──────── Given information ────────

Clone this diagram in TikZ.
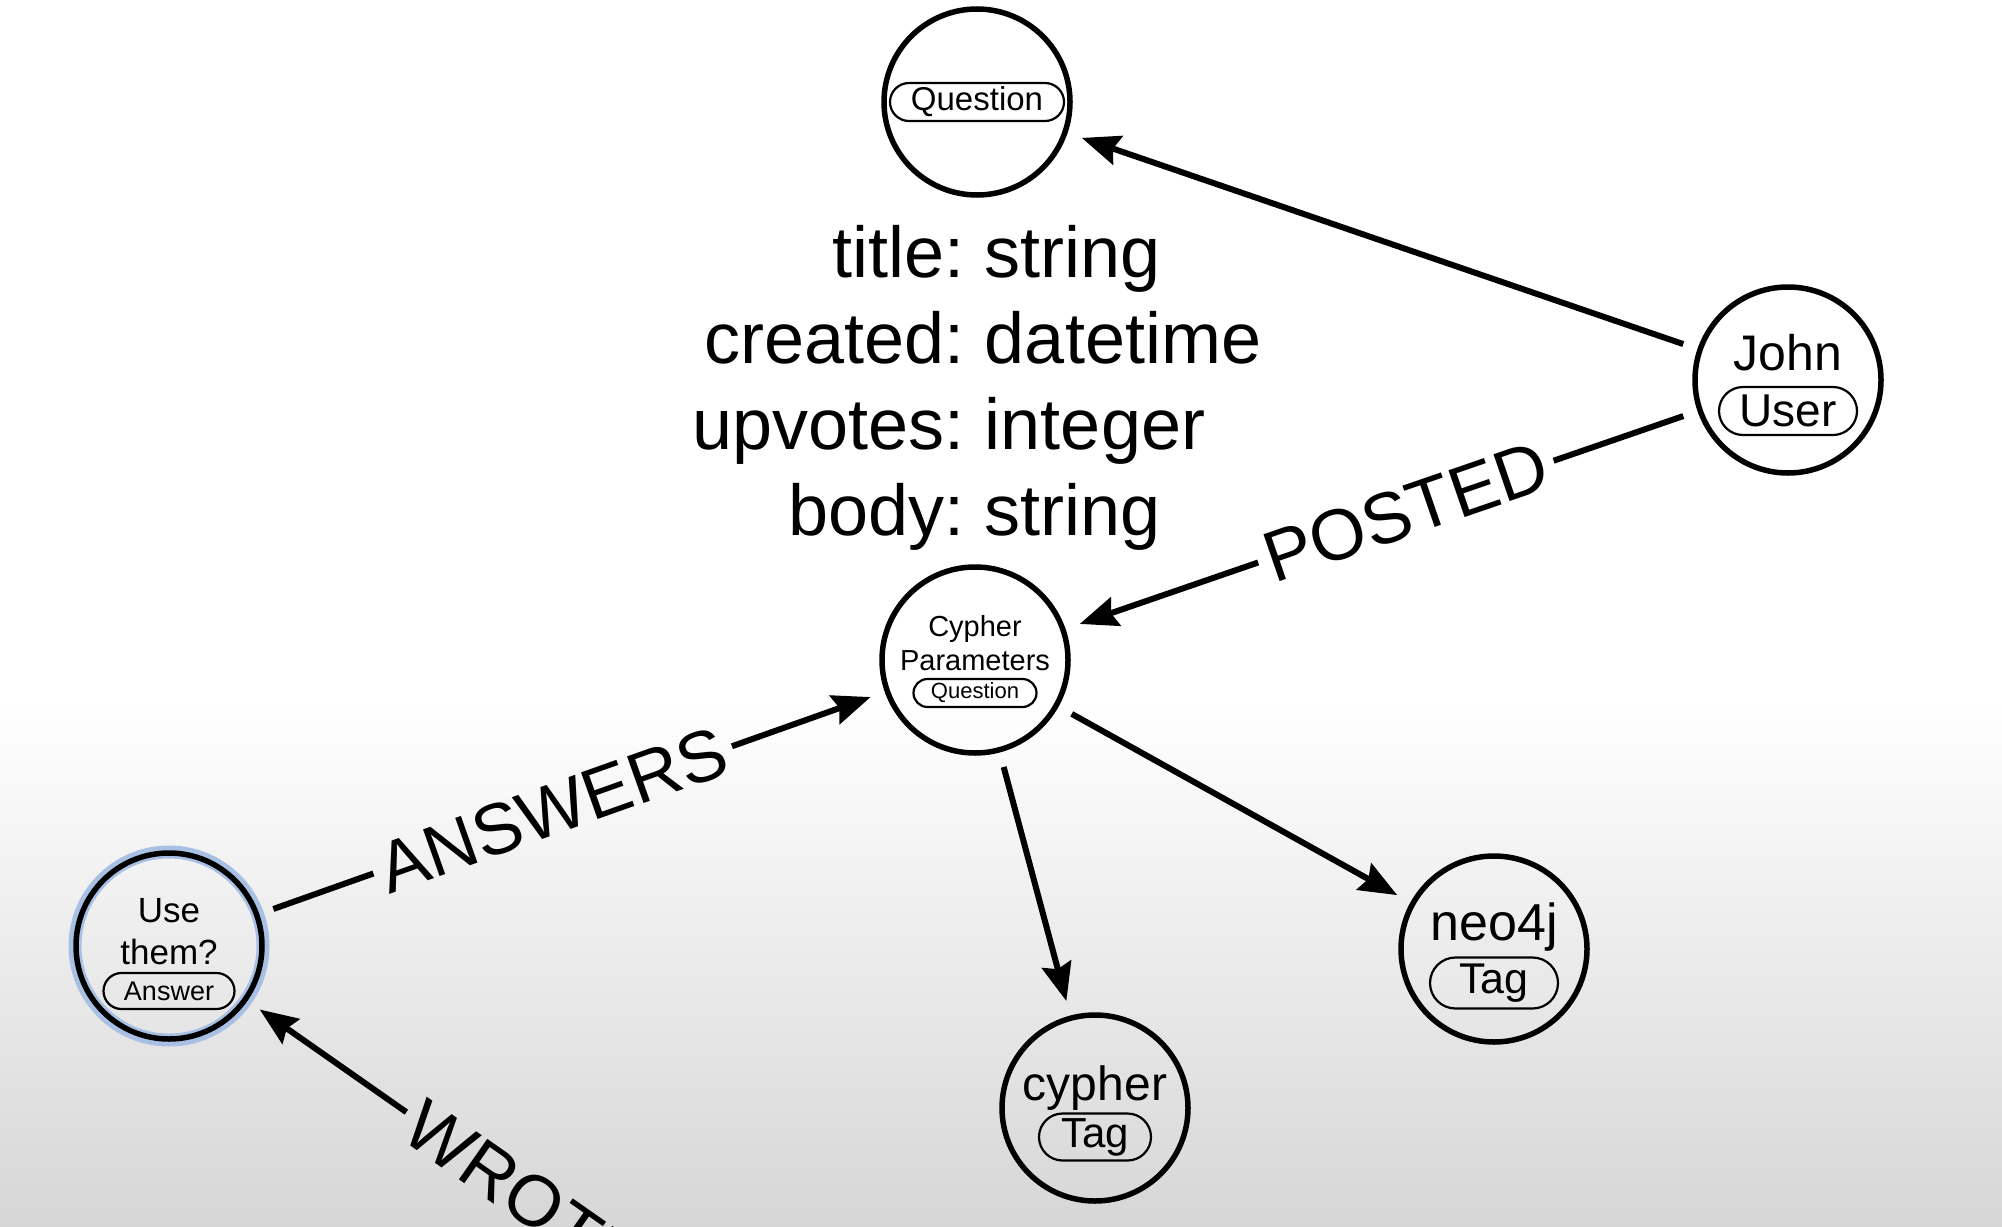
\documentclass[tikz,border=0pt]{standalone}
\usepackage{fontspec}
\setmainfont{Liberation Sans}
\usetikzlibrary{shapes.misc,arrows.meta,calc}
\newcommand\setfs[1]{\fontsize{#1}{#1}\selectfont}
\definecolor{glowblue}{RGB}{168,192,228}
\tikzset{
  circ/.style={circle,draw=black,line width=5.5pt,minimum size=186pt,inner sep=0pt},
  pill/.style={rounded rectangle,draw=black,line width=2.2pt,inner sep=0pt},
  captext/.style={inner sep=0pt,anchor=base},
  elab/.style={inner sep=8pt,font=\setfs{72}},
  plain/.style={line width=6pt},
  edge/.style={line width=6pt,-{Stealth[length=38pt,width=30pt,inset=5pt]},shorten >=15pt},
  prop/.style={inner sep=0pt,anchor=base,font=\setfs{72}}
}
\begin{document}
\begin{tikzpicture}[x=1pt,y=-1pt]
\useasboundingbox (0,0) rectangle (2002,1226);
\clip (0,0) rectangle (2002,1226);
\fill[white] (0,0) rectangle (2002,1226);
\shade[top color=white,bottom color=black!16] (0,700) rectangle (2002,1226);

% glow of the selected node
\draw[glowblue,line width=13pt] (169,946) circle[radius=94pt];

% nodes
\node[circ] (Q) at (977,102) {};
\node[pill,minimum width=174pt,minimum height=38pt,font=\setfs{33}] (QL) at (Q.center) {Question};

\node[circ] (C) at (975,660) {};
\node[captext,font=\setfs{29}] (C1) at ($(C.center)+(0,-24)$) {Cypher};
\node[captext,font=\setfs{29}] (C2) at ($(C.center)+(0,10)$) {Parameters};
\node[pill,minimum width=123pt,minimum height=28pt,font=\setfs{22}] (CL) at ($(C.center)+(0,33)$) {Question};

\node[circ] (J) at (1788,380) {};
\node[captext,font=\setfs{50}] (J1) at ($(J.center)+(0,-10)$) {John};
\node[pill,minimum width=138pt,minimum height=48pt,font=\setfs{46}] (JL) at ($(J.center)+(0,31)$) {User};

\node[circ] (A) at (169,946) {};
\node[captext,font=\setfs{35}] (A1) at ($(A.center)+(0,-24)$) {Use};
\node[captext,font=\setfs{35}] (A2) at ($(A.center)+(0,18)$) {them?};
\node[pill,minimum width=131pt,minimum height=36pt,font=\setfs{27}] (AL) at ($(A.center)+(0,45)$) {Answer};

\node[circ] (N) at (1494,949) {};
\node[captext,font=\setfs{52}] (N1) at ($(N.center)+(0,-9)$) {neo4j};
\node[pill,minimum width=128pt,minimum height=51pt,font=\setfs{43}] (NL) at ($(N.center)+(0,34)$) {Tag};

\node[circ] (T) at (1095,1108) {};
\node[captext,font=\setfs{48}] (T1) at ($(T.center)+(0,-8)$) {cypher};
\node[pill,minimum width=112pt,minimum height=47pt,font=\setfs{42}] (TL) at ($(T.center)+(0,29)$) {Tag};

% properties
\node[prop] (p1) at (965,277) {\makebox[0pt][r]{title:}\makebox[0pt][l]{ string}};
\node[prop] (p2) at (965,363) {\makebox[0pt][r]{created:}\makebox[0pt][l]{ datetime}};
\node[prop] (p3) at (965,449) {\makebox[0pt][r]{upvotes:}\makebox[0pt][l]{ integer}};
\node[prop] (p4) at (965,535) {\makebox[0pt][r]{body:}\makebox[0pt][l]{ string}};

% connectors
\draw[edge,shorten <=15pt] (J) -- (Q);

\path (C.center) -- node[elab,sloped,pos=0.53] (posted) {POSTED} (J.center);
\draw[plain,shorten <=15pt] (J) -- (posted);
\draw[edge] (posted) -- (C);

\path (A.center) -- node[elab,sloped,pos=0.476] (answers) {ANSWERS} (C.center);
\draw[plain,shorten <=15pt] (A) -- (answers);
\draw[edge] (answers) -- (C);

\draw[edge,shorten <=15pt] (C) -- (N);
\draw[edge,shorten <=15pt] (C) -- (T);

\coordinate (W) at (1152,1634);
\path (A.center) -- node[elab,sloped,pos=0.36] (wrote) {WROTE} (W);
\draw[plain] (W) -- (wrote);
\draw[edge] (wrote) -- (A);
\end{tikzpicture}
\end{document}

────────
──────── Given information ────────

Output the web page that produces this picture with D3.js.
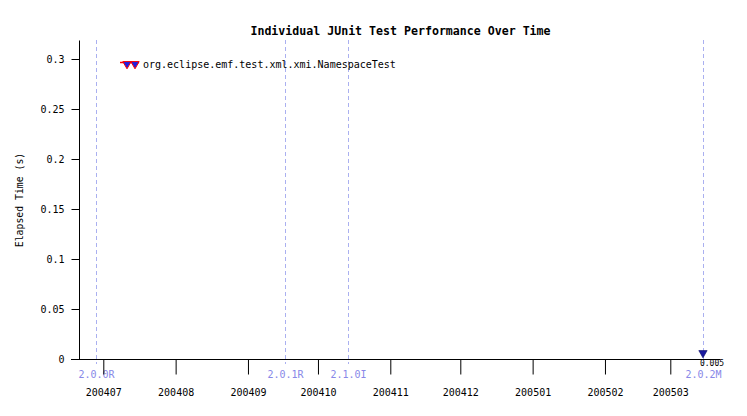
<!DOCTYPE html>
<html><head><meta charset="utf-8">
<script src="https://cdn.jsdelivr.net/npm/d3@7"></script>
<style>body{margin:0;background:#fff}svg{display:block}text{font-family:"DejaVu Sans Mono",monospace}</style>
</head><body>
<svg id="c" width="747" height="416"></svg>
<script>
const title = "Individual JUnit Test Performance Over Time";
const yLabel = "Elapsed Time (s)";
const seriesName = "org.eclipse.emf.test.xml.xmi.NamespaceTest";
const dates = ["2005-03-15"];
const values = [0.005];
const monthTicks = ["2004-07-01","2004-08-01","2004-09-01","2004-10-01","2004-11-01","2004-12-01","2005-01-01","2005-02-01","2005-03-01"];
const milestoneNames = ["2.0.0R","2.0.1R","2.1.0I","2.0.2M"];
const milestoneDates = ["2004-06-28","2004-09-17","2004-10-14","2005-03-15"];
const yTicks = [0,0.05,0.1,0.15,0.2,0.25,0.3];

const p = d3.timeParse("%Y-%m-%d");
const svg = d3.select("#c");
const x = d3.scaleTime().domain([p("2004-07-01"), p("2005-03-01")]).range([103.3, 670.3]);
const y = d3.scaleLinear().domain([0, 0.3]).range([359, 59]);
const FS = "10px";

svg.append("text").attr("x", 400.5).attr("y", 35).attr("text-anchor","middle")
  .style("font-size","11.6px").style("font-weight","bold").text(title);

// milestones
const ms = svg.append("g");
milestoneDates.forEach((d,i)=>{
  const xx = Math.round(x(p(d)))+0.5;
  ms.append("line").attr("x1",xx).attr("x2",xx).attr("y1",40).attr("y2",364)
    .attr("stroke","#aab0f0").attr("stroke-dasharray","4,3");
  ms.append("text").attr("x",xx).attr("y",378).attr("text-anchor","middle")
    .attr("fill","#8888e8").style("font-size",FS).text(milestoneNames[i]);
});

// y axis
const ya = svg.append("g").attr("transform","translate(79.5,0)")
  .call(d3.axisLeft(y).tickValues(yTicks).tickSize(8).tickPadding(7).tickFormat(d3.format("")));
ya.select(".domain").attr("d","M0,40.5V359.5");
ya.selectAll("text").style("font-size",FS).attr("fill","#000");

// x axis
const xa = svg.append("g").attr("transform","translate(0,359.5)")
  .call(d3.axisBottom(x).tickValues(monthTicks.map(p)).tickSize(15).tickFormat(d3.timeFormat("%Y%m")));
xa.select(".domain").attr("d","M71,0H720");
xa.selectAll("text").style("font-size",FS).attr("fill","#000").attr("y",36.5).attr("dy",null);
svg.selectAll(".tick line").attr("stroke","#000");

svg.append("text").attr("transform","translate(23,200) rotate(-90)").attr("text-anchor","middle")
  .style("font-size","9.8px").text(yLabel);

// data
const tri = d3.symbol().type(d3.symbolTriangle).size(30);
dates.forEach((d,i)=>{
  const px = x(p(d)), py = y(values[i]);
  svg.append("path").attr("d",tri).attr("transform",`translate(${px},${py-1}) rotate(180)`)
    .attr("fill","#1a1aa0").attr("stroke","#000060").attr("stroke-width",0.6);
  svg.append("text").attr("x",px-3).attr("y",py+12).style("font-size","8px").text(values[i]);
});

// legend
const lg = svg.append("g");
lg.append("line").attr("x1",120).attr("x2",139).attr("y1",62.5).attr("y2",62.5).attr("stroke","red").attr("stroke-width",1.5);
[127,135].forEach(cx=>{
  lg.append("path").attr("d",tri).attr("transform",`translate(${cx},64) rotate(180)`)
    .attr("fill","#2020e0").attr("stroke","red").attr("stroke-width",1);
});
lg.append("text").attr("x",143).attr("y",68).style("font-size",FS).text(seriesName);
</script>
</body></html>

────────

Given task: Leave the pictures out and copy exactly the lines from the one with "Clone this diagram in TikZ." to the one with "width=13pt] (169,946) circle[radius=94pt];", both included.

Task output:
Clone this diagram in TikZ.
\documentclass[tikz,border=0pt]{standalone}
\usepackage{fontspec}
\setmainfont{Liberation Sans}
\usetikzlibrary{shapes.misc,arrows.meta,calc}
\newcommand\setfs[1]{\fontsize{#1}{#1}\selectfont}
\definecolor{glowblue}{RGB}{168,192,228}
\tikzset{
  circ/.style={circle,draw=black,line width=5.5pt,minimum size=186pt,inner sep=0pt},
  pill/.style={rounded rectangle,draw=black,line width=2.2pt,inner sep=0pt},
  captext/.style={inner sep=0pt,anchor=base},
  elab/.style={inner sep=8pt,font=\setfs{72}},
  plain/.style={line width=6pt},
  edge/.style={line width=6pt,-{Stealth[length=38pt,width=30pt,inset=5pt]},shorten >=15pt},
  prop/.style={inner sep=0pt,anchor=base,font=\setfs{72}}
}
\begin{document}
\begin{tikzpicture}[x=1pt,y=-1pt]
\useasboundingbox (0,0) rectangle (2002,1226);
\clip (0,0) rectangle (2002,1226);
\fill[white] (0,0) rectangle (2002,1226);
\shade[top color=white,bottom color=black!16] (0,700) rectangle (2002,1226);

% glow of the selected node
\draw[glowblue,line width=13pt] (169,946) circle[radius=94pt];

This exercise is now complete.